Pareto optimal proxy metrics
Alessandro Zito, Dylan Greaves, Jacopo Soriano, Lee Richardson
TL;DR
The paper addresses the practical problem of evaluating experimental impact when the north star metric is either insensitive or diverges in the short vs. long term. It introduces Pareto optimal proxy metrics, a multi-objective framework that jointly optimizes short-term sensitivity and alignment with long-term outcomes by learning a weighted linear combination of auxiliary metrics. The authors propose two simple yet effective algorithms to extract the Pareto front and demonstrate substantial gains: proxies that are up to roughly 8–10 times more sensitive while maintaining correct directional movement relative to the north star, validated on a large-scale industrial recommender system with holdout data. The work provides practical guidance for deploying proxy metrics, discusses broader benefits and limitations, and outlines future directions including causality considerations, sparsity, and non-linear proxy constructions for improved adaptability and robustness.
Abstract
North star metrics and online experimentation play a central role in how technology companies improve their products. In many practical settings, however, evaluating experiments based on the north star metric directly can be difficult. The two most significant issues are 1) low sensitivity of the north star metric and 2) differences between the short-term and long-term impact on the north star metric. A common solution is to rely on proxy metrics rather than the north star in experiment evaluation and launch decisions.
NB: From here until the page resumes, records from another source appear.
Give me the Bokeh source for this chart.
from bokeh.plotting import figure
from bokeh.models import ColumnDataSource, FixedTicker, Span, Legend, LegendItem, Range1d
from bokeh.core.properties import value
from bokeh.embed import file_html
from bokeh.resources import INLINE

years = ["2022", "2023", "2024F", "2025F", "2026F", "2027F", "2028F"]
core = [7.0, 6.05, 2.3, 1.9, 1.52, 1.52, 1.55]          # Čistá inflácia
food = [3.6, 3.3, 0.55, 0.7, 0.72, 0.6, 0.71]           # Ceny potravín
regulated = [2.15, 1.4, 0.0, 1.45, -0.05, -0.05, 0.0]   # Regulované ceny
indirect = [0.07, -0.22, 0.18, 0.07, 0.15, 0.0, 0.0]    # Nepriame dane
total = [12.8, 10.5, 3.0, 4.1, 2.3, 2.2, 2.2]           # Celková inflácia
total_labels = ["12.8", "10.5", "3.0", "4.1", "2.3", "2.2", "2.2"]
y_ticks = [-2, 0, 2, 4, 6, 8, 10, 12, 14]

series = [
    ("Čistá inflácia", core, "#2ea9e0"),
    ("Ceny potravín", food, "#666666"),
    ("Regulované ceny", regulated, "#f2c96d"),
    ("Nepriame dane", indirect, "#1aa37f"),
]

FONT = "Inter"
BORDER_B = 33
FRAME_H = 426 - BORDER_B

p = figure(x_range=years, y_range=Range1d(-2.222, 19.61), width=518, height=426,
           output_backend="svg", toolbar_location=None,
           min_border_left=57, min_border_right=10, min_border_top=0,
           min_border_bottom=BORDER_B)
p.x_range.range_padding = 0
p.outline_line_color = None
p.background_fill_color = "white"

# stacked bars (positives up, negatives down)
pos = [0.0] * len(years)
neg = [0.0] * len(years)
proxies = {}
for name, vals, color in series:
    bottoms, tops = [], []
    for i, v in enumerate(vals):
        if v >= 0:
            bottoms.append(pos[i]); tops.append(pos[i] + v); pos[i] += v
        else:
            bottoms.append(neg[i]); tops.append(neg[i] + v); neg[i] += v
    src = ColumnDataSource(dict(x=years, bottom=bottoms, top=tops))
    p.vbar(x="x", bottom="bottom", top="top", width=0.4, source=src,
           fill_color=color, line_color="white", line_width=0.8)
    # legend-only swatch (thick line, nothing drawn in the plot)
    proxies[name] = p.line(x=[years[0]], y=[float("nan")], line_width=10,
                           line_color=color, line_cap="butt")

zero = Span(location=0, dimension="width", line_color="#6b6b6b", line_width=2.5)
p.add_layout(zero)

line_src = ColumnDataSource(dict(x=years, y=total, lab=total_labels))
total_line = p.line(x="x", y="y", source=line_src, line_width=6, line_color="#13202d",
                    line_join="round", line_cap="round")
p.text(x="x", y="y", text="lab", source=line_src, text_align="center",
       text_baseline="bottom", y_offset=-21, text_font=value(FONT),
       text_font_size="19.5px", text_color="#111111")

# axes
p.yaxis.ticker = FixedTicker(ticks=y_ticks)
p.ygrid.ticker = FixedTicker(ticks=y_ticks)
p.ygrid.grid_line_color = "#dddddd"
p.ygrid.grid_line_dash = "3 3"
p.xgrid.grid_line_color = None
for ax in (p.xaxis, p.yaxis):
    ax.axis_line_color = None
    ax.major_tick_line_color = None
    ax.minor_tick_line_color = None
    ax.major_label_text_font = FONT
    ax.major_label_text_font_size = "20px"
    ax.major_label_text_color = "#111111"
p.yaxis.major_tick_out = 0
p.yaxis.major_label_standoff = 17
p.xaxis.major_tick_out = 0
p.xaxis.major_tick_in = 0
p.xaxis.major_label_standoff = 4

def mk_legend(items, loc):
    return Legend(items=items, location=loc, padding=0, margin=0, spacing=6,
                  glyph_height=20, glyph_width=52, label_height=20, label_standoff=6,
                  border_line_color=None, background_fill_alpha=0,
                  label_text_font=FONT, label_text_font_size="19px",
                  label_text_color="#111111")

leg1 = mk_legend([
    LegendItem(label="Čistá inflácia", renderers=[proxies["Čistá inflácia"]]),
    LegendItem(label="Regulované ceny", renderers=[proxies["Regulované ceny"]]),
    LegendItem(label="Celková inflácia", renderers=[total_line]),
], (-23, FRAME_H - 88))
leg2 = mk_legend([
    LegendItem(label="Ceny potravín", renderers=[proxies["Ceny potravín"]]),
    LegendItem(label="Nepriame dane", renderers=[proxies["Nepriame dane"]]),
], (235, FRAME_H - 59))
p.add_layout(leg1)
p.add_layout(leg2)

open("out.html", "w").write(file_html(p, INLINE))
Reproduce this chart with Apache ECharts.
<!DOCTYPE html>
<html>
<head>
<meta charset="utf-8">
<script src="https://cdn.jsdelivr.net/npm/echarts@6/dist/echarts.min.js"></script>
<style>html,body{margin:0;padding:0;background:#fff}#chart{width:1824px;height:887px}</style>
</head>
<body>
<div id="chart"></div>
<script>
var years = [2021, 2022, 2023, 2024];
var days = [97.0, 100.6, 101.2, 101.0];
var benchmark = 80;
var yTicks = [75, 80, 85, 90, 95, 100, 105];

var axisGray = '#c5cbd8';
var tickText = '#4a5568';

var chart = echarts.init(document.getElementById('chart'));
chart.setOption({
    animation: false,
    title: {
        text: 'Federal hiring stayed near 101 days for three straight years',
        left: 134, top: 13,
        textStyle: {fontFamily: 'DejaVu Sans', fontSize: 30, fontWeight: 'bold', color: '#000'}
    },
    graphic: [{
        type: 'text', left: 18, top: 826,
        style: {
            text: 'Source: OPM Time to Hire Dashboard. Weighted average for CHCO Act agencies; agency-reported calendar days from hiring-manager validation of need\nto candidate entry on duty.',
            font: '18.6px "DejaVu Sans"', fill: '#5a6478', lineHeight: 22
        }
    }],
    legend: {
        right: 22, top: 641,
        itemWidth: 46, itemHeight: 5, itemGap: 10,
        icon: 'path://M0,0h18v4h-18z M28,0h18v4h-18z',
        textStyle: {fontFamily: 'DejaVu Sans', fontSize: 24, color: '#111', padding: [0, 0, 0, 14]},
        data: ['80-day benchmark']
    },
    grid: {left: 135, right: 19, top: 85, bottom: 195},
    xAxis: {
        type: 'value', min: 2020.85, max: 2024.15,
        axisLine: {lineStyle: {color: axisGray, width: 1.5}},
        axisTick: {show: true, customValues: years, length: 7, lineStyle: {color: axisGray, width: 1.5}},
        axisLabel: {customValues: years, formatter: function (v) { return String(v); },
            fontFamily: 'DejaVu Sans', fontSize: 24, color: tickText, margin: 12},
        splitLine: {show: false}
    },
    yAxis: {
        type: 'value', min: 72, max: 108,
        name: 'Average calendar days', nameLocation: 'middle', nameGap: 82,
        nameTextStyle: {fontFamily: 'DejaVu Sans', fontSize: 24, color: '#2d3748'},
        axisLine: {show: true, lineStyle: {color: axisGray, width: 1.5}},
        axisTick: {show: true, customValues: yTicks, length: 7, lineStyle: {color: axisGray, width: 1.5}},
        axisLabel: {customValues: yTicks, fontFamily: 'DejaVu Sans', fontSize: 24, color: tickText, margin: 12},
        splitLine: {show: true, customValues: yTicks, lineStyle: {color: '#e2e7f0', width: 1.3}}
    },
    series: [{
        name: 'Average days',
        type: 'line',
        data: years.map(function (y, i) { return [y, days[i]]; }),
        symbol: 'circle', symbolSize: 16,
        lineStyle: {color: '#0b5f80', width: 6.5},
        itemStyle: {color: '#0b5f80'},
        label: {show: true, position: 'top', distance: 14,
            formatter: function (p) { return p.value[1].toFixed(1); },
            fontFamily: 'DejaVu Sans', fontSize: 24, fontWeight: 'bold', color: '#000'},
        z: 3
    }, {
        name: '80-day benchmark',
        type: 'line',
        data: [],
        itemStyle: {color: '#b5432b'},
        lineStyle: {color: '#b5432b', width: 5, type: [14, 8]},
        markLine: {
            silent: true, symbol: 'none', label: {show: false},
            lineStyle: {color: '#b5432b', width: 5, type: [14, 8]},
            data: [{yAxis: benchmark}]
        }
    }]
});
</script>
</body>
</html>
Existing literature on proxy metrics concentrates mainly on the estimation of the long-term impact from short-term experimental data. In this paper, instead, we focus on the trade-off between the estimation of the long-term impact and the sensitivity in the short term. In particular, we propose the Pareto optimal proxy metrics method, which simultaneously optimizes prediction accuracy and sensitivity. In addition, we give an efficient multi-objective optimization algorithm that outperforms standard methods. We applied our methodology to experiments from a large industrial recommendation system, and found proxy metrics that are eight times more sensitive than the north star and consistently moved in the same direction, increasing the velocity and the quality of the decisions to launch new features.